Many graduating students think that their diploma will unlock the door to their dream job. But in today's hiring world, it isn't enough (unless, say, you have a 4.0 GPA from an Ivy League school - in that case, why are you reading this article?).

Your diploma is a baseline requirement, but your skills will get you hired.

If you choose an education path that allows you flexibility, you will have the margin to focus on things that matter. Your days won't be wall-to-wall filled with classes for four years straight. You won't have to spend your summers on dead-end part-time jobs just to cut back on student loans. You'll have space to invest in other things.

You can begin developing important skills now, so that when the dreaded job-searching begins, you'll have more than a fancy university logo on your diploma.

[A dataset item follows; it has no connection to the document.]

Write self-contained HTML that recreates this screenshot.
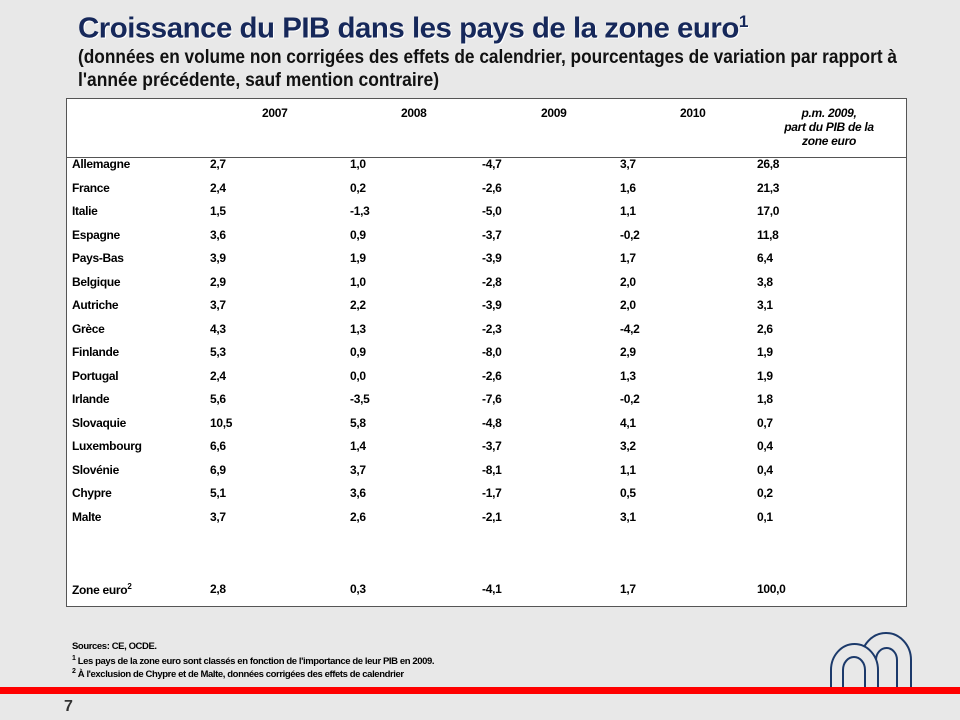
<!DOCTYPE html>
<html><head><meta charset="utf-8"><style>
body{margin:0;width:960px;height:720px;background:#e8e8e8;position:relative;overflow:hidden;font-family:"Liberation Sans Narrow","Liberation Sans",sans-serif;}
.a{position:absolute;white-space:nowrap;}
.t{font-family:"Liberation Sans",sans-serif;font-weight:bold;color:#16285a;font-size:29px;left:78px;top:12px;letter-spacing:-0.5px;text-shadow:1px 1px 0 #fff;transform-origin:0 0;}
.s{font-weight:bold;font-size:19px;color:#111;left:78px;transform-origin:0 0;}
#box{position:absolute;left:66px;top:98px;width:839px;height:507px;background:#fff;border:1px solid #555;}
.c{font-weight:bold;font-size:12px;color:#000;letter-spacing:-0.3px;}
.f{font-weight:bold;font-size:9.5px;color:#000;letter-spacing:-0.4px;}
</style></head><body>
<div class="a t" id="t1">Croissance du PIB dans les pays de la zone euro<sup style="font-size:17px">1</sup></div>
<div class="a s" id="s1" style="top:47px">(données en volume non corrigées des effets de calendrier, pourcentages de variation par rapport à</div>
<div class="a s" id="s2" style="top:70px">l'année précédente, sauf mention contraire)</div>
<div id="box"></div>
<div class="a" style="left:66px;top:157px;width:841px;height:1px;background:#555"></div>
<div class="a c" style="left:262px;top:106px">2007</div>
<div class="a c" style="left:401px;top:106px">2008</div>
<div class="a c" style="left:541px;top:106px">2009</div>
<div class="a c" style="left:680px;top:106px">2010</div>
<div class="a c" style="left:770px;top:106px;width:118px;text-align:center;white-space:normal;font-style:italic;line-height:14px">p.m. 2009,<br>part du PIB de la<br>zone euro</div>
<div id="rows"></div>
<div class="a f" style="left:72px;top:641px">Sources: CE, OCDE.</div>
<div class="a f" style="left:72px;top:655px"><sup style="font-size:7px">1</sup> Les pays de la zone euro sont classés en fonction de l'importance de leur PIB en 2009.</div>
<div class="a f" style="left:72px;top:668px"><sup style="font-size:7px">2</sup> À l'exclusion de Chypre et de Malte, données corrigées des effets de calendrier</div>
<svg class="a" style="left:0;top:0" width="960" height="720">
<g fill="none" stroke="#1c3a6b" stroke-width="2">
<path d="M861 688 V660 A25 27 0 0 1 911 660 V688"/>
<path d="M876 688 V660 A10.5 12 0 0 1 897 660 V688"/>
<path d="M831 688 V670 A23.5 26 0 0 1 878 670 V688" fill="#e8e8e8"/>
<path d="M843 688 V670 A11 13 0 0 1 865 670 V688"/>
</g>
<rect x="0" y="687" width="960" height="7" fill="#ff0000"/>
</svg>
<div class="a" style="left:64px;top:698px;font-weight:bold;font-size:16px;color:#333">7</div>
<script>
var d=[["Allemagne","2,7","1,0","-4,7","3,7","26,8"],["France","2,4","0,2","-2,6","1,6","21,3"],["Italie","1,5","-1,3","-5,0","1,1","17,0"],["Espagne","3,6","0,9","-3,7","-0,2","11,8"],["Pays-Bas","3,9","1,9","-3,9","1,7","6,4"],["Belgique","2,9","1,0","-2,8","2,0","3,8"],["Autriche","3,7","2,2","-3,9","2,0","3,1"],["Grèce","4,3","1,3","-2,3","-4,2","2,6"],["Finlande","5,3","0,9","-8,0","2,9","1,9"],["Portugal","2,4","0,0","-2,6","1,3","1,9"],["Irlande","5,6","-3,5","-7,6","-0,2","1,8"],["Slovaquie","10,5","5,8","-4,8","4,1","0,7"],["Luxembourg","6,6","1,4","-3,7","3,2","0,4"],["Slovénie","6,9","3,7","-8,1","1,1","0,4"],["Chypre","5,1","3,6","-1,7","0,5","0,2"],["Malte","3,7","2,6","-2,1","3,1","0,1"],["Zone euro<sup style='font-size:8px'>2</sup>","2,8","0,3","-4,1","1,7","100,0"]];
var xs=[72,210,350,482,620,757],h="";
d.forEach(function(r,i){var y=i<16?157+i*23.5:582;r.forEach(function(v,j){h+='<div class="a c" style="left:'+xs[j]+'px;top:'+y+'px">'+v+'</div>';});});
document.getElementById('rows').innerHTML=h;
[["t1",670],["s1",819],["s2",361]].forEach(function(p){var e=document.getElementById(p[0]);var w=e.getBoundingClientRect().width;e.style.transform='scaleX('+(p[1]/w)+')';});
</script>
</body></html>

So, learn an additional programming language, work at the non-profit, master that software, network and reach out, publish your short story, start a blog, build your portfolio, land a foot-in-the-door job, teach internationally, or learn photography.

Or, maybe the idea of focusing on things that matter hits a little bit closer to home. Putting food on the table for your family. Spending time with your kiddoes. Caring for a sick relative.

I don't know what situation you're in, but I know that having space outside of classes and homework is important and necessary.

So this is the end.

I'm not here to say that a traditional college education is evil. But there are other options, that open doors to freedom, growth, and flexibility. And maybe those options are right for you.